Penman takes a disciplinary approach to the subject. That is, it builds the analysis from "first principles" in a systematic way so students can see where things are coming from. The author believes that in the area of investments, where there are many suspect techniques, the student needs to have the confidence that the analysis is rigorous and sound. An alternative approach is to teach by metaphor through cases without a formal framework. Cases are included as applications of the analysis, but the book is, in the real sense, a textbook.
The text takes an activist approach to investing (and using financial statements for investing.) It does not assume that the market is efficient. It encourages students to think that a stock might be mispriced, so it gives students a motivation to be active about doing analysis. This in no way prejudges the market efficiency issue. It is a pedagogical device and the student might well discover, through analysis, that a particular stock's price is efficient.
This text shows how to move from concepts to practice. It is "product" oriented in that it aims to show how to build a concrete valuation technology based on the financial statements. Most of the analysis can be built into a spreadsheet program.
This text is "state of the art." It reflects recent developments in research and practice, particularly the use of residual-income (economic profit) techniques. Author Stephen Penman is among the top financial accounting academics in the world. He is extremely well known for his research, which is the framework of this textbook.

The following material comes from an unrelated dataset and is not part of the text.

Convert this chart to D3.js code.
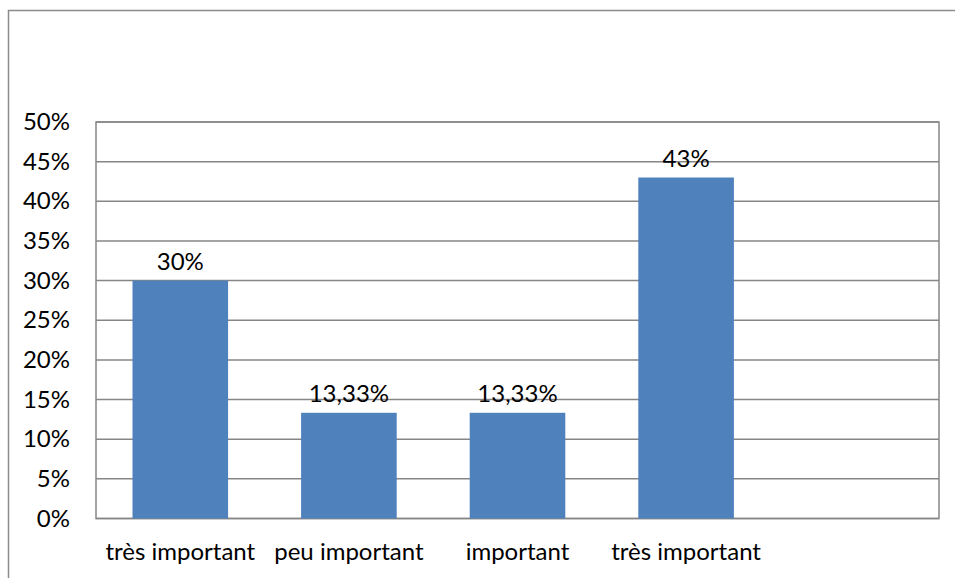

Penman incorporates cases, problems, and exercises from real world companies including Wal-Mart and Hewlett-Packard. The real world emphasis is a major strength of the text.The web site will have links to data sources and the financial press, including Standard & Poors (COMPUSTAT) data and Business Week sites, as well as relevant public sites. It will also include additional material and examples and a number of devices to help instructors deliver the course efficiently.
About the Author:
The George O. May Professor and the Morgan Stanley Research Scholar in the Graduate School of Business, Columbia University. He also serves as co-director of Columbia's Center for Excellence in Accounting and Security Analysis. Prior to his appointment at Columbia in 1999, Stephen Penman was the L.H. Penny Professor in the Walter A. Haas School of Business at the University of California at Berkeley. From 1990-95 he served a Chairman of the Professional Accounting Program and Chairman of the Accounting Faculty at Berkeley. He also initiated and chaired Berkeley's Annual Conference on Financial Reporting. He has served as a Visiting Professor at Columbia University and the London Business School of Economic. Professor Penman received a first-class honors degree in Commerce from the University of Queensland, Australia, and M.B.A. and Ph.D. degrees from the University of Chicago.